Any explanation why $d$ must be a monic polynomial? ($p,b,c$ are not monic). Thanks.

Answer 1

In any commutative ring $R$, two elements $r_1, r_2 \in R$ may have more than one greatest common divisor.

For example:

• If $R = \mathbb Z$, $r_1 = 4$, $r_2 = 6$, then $2$ is a greatest common divisor of $r_1$ and $r_2$, but so is $-2$.
• If $R = \mathbb Q[x]$, $r_1 = (x-1)(x-2)$ and $r_2 = (x-2)^3(x-7)$, then $(x-2)$ is a greatest common divisor of $r_1$ and $r_2$, but so is $12345(x-2)$.

In general if $d$ is a greatest common divisor of $r_1, r_2$, then so is $du$, where $u$ is any unit in $R$.

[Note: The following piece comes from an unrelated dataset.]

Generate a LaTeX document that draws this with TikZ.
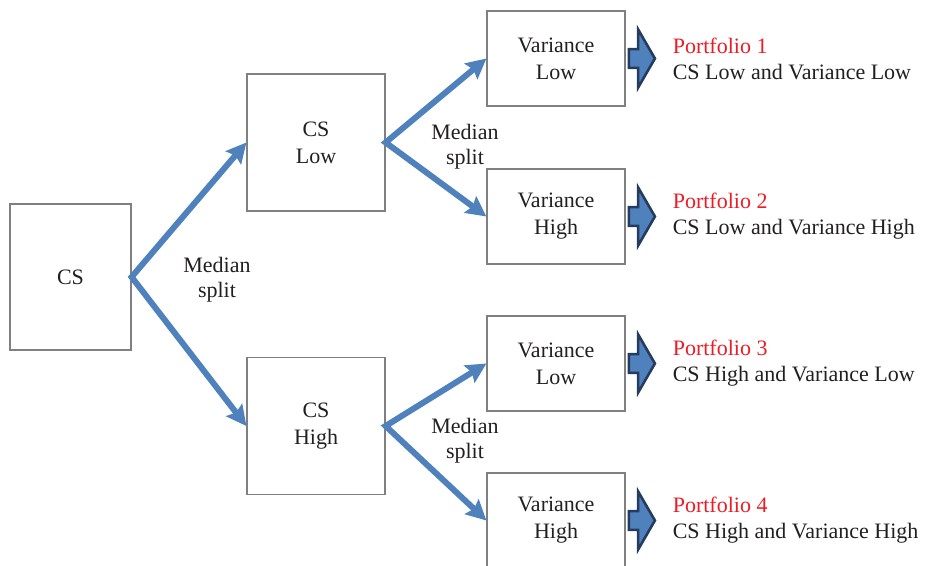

In $F[x]$, the units are the non-zero elements of $F$. If $d$ is a greatest common divisor of $f, g \in F[x]$, then we can construct another greatest common divisor of $f, g \in F[x]$ that is a monic polynomial. Indeed, if $c \in F^\times$ is the leading coefficient of $d$, then $c$ is a unit in $F[x]$, so $d' := c^{-1}d$ is another greatest common divisor of $f$ and $g$ that also happens to be a monic polynomial

Presumably your textbook adopts the following convention: Whenever your textbook talks about "the" greatest common divisor of $f, g \in F[x]$, it is really referring the (unique) monic greatest common divisor $f, g \in F[x]$.

Whether $f$ and $g$ are themselves monic is irrelevant.